程实见天蝎不问了,咂了咂嘴,似乎想起了某个不太会捧场的故人,而后叹了口气,反倒是自顾自的解释起来。
“图拉丁有句话说的不错,信仰、人性和智慧,人最多三取其二,你猜她的父亲柏里奥斯选择了哪两个?”
天蝎思索片刻,试探的说道:
“信仰和智慧?
虎毒尚不食子,但他杀了自己的孩子,应该算是没人性了。”
程实点了点头,又摇了摇头:
“对了一半,他确实没有人性,但......
他也没有信仰。
我说的是最多三取其二,当然也就存在只取其一的状况,而柏里奥斯就是只取了其中的智慧。
他是一个狡猾且城府极深的弄权者!”
“啊?”天蝎一愣,随即猛猛摇头道,“他可是神育教会的教首,怎么可能没有信仰?”
“这也是我最感兴趣的地方,想想看,图拉丁都承认她的父亲是个老狐狸,可既然利斯菲尔的德性连图拉丁都能看清,难道身为教会之首,柏里奥斯看不清吗?

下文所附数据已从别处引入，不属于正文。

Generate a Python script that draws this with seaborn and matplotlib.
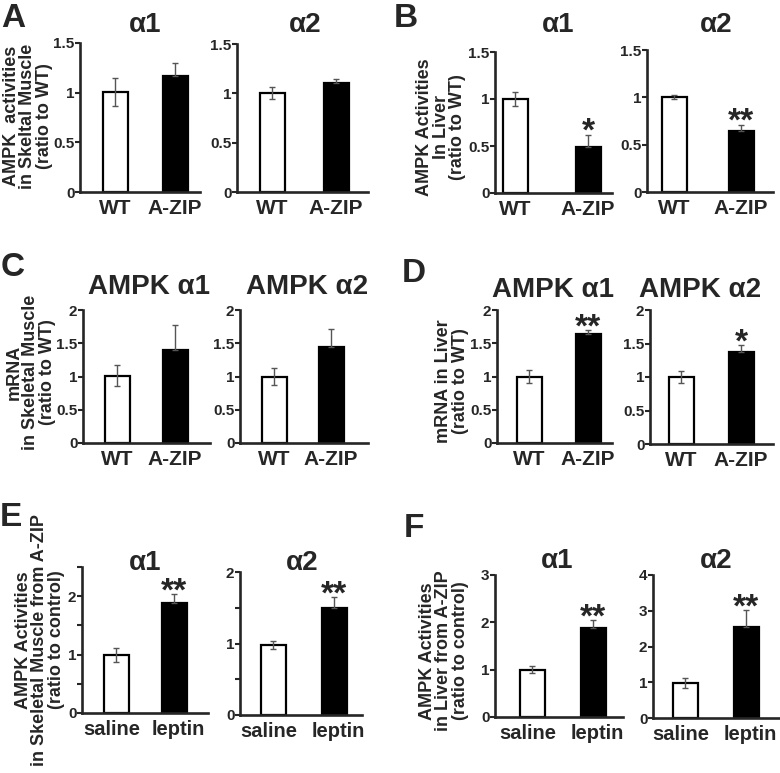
import matplotlib
matplotlib.use("Agg")
import matplotlib.pyplot as plt
import matplotlib.transforms as mtransforms
import seaborn as sns
import pandas as pd
from matplotlib.ticker import FixedLocator, FuncFormatter

# grupos
geno = ["WT", "A-ZIP"]
treat = ["saline", "leptin"]

# A: AMPK activities, skeletal muscle
a1_mean = [1.01, 1.17]
a1_sd = [0.14, 0.13]
a2_mean = [1.00, 1.10]
a2_sd = [0.06, 0.05]
# B: AMPK activities, liver
b1_mean = [1.00, 0.49]
b1_sd = [0.07, 0.13]
b2_mean = [1.00, 0.64]
b2_sd = [0.02, 0.07]
# C: mRNA, skeletal muscle
c1_mean = [1.01, 1.40]
c1_sd = [0.16, 0.37]
c2_mean = [1.00, 1.44]
c2_sd = [0.13, 0.27]
# D: mRNA, liver
d1_mean = [1.00, 1.64]
d1_sd = [0.10, 0.06]
d2_mean = [1.00, 1.37]
d2_sd = [0.09, 0.11]
# E: leptin, skeletal muscle
e1_mean = [0.99, 1.89]
e1_sd = [0.12, 0.15]
e2_mean = [0.98, 1.50]
e2_sd = [0.06, 0.15]
# F: leptin, liver
f1_mean = [1.00, 1.87]
f1_sd = [0.07, 0.18]
f2_mean = [0.99, 2.55]
f2_sd = [0.14, 0.47]

sig = {"b1": "*", "b2": "**", "d1": "**", "d2": "*",
       "e1": "**", "e2": "**", "f1": "**", "f2": "**"}

W, H = 780, 773

sns.set_style("ticks")
plt.rcParams["font.family"] = ["Liberation Sans", "DejaVu Sans"]
plt.rcParams["font.weight"] = "bold"

fig = plt.figure(figsize=(W / 100, H / 100), dpi=100)


def ftext(x, y, s, **kw):
    return fig.text(x / W, 1 - y / H, s, **kw)


def fmt(v, pos):
    return "%g" % v


# key, groups, mean, sd, ylim, major, minor, layout (L, R, c0, c1, top, bottom)
panels = [
    ("a1", geno, a1_mean, a1_sd, 1.5, [0, 0.5, 1, 1.5], [], (80, 200, 115, 175, 43, 192)),
    ("a2", geno, a2_mean, a2_sd, 1.5, [0, 0.5, 1, 1.5], [], (237, 368, 272, 336, 44, 192)),
    ("b1", geno, b1_mean, b1_sd, 1.5, [0, 0.5, 1, 1.5], [], (495, 612, 515, 588, 52, 193)),
    ("b2", geno, b2_mean, b2_sd, 1.5, [0, 0.5, 1, 1.5], [], (647, 773, 674, 741, 50, 192)),
    ("c1", geno, c1_mean, c1_sd, 2, [0, 0.5, 1, 1.5, 2], [], (83, 210, 117, 175, 310, 443)),
    ("c2", geno, c2_mean, c2_sd, 2, [0, 0.5, 1, 1.5, 2], [], (240, 368, 274, 331, 310, 443)),
    ("d1", geno, d1_mean, d1_sd, 2, [0, 0.5, 1, 1.5, 2], [], (497, 612, 529, 588, 310, 443)),
    ("d2", geno, d2_mean, d2_sd, 2, [0, 0.5, 1, 1.5, 2], [], (650, 773, 681, 741, 310, 444)),
    ("e1", treat, e1_mean, e1_sd, 2.5, [0, 1, 2], [0.5, 1.5, 2.5], (82, 208, 116, 174, 567, 713)),
    ("e2", treat, e2_mean, e2_sd, 2, [0, 1, 2], [0.5, 1.5], (240, 362, 273, 334, 572, 715)),
    ("f1", treat, f1_mean, f1_sd, 3, [0, 1, 2, 3], [], (495, 623, 532, 593, 575, 717)),
    ("f2", treat, f2_mean, f2_sd, 4, [0, 1, 2, 3, 4], [], (653, 780, 685, 746, 575, 718)),
]

for key, groups, mean, sd, ymax, major, minor, lay in panels:
    L, R, c0, c1, top, bot = lay
    ax = fig.add_axes([L / W, 1 - bot / H, (R - L) / W, (bot - top) / H])
    unit = c1 - c0
    df = pd.DataFrame({"group": groups, "value": mean})
    sns.barplot(data=df, x="group", y="value", hue="group", order=groups,
                hue_order=groups, palette=["white", "black"], edgecolor="black",
                linewidth=1.6, width=25 / unit, errorbar=None, legend=False, ax=ax)
    # barras de error
    ax.errorbar([0], [mean[0]], yerr=[sd[0]], fmt="none", ecolor="#555555",
                elinewidth=1, capsize=2.5, capthick=1, zorder=5)
    ax.errorbar([1], [mean[1]], yerr=[[0], [sd[1]]], fmt="none", ecolor="#555555",
                elinewidth=1, capsize=2.5, capthick=1, zorder=1)
    ax.set_xlim(-(c0 - L) / unit, (R - c0) / unit)
    ax.set_ylim(0, ymax)
    ax.yaxis.set_major_locator(FixedLocator(major))
    ax.yaxis.set_major_formatter(FuncFormatter(fmt))
    if minor:
        ax.yaxis.set_minor_locator(FixedLocator(minor))
    ax.set_xlabel("")
    ax.set_ylabel("")
    for s in ["top", "right"]:
        ax.spines[s].set_visible(False)
    for s in ["left", "bottom"]:
        ax.spines[s].set_linewidth(1.9)
    ax.patch.set_alpha(0)
    xsize = 15 if groups is geno else 14.5
    ax.tick_params(axis="x", length=0, pad=5, labelsize=xsize)
    ax.tick_params(axis="y", which="both", length=3.5, width=1.5, pad=0.5,
                   labelsize=11, direction="out")
    for t in ax.get_xticklabels() + ax.get_yticklabels():
        t.set_fontweight("bold")
    if groups is treat:
        # las etiquetas no quedan centradas en el original
        xl = ax.get_xticklabels()
        xl[0].set_transform(xl[0].get_transform() + mtransforms.ScaledTranslation(-4 / 100, 0, fig.dpi_scale_trans))
        xl[1].set_transform(xl[1].get_transform() + mtransforms.ScaledTranslation(4 / 100, 0, fig.dpi_scale_trans))
    if key in sig:
        ax.annotate(sig[key], (1, mean[1] + sd[1]), xytext=(0, -4.5),
                    textcoords="offset points", ha="center", va="baseline",
                    fontsize=24, fontweight="bold")

# Titulos
titles = [
    ("α1", 145, 25), ("α2", 305, 25), ("α1", 558, 25), ("α2", 716, 25),
    ("AMPK α1", 149, 287), ("AMPK α2", 307, 287), ("AMPK α1", 553, 290), ("AMPK α2", 700, 290),
    ("α1", 145, 563), ("α2", 302, 563), ("α1", 557, 561), ("α2", 716, 561),
]
for s, x, y in titles:
    ftext(x, y, s, ha="center", va="center", fontsize=20, fontweight="bold")

# Etiquetas del eje y (una linea cada vez)
ylabels = [
    (["AMPK  activities", "in Skeltal Muscle", "(ratio to WT)"], 28, 116),
    (["AMPK Activities", "In Liver", "(ratio to WT)"], 441, 127),
    (["mRNA", "in Skeletal Muscle", "(ratio to WT)"], 31, 372),
    (["mRNA in Liver", "(ratio to WT)"], 452, 381),
    (["AMPK Activities", "in Skeletal Muscle from A-ZIP", "(ratio to control)"], 40, 640),
    (["AMPK Activities", "in Liver from A-ZIP", "(ratio to control)"], 444, 651),
]
for lines, xc, yc in ylabels:
    n = len(lines)
    for i, s in enumerate(lines):
        ftext(xc + (i - (n - 1) / 2) * 16.5, yc, s, ha="center", va="center",
              rotation=90, fontsize=13, fontweight="bold")

# Letras de panel
letters = [("A", 1, 3), ("B", 394, 3), ("C", 1, 252), ("D", 402, 258), ("E", 0, 502), ("F", 404, 513)]
for s, x, y in letters:
    ftext(x, y, s, ha="left", va="top", fontsize=24, fontweight="bold")

fig.savefig("out.png", dpi=100)
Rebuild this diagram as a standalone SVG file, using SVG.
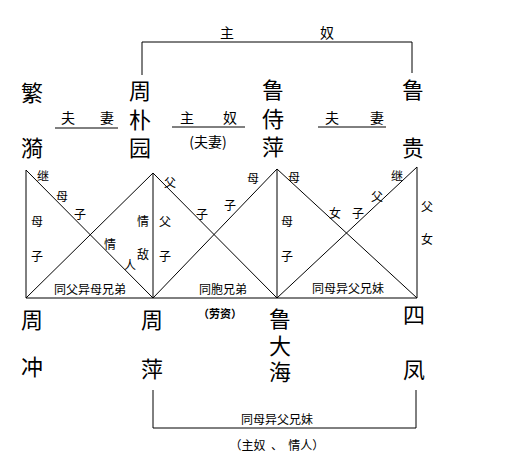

怕是未必吧,作为对手,利斯菲尔能比图拉丁更懂她的父亲,那同样作为对手,柏里奥斯又怎么可能不懂利斯菲尔呢。
可即使他知道对方是个专于权术且对他们的恩主【诞育】并不那么虔诚的信徒,这位教首大人却依然没有处理他的对手。
如果他是一个虔诚的【诞育】信徒,只是“对神不虔诚”这一条就足以让他把利斯菲尔打入深渊。
可他没有。
我想来想去,只能推测出一个结论,那就是我们的教首大人也并非是什么信仰虔诚之辈,他或许是故意放纵对手做些小动作,再通过肃清混乱来树立自己的形象,并以此不断的巩固自己的权威。
这是位高明的掌权者,却不是位虔诚的信徒。
多尔哥德的神育教会啊,或许已经烂到骨子里了。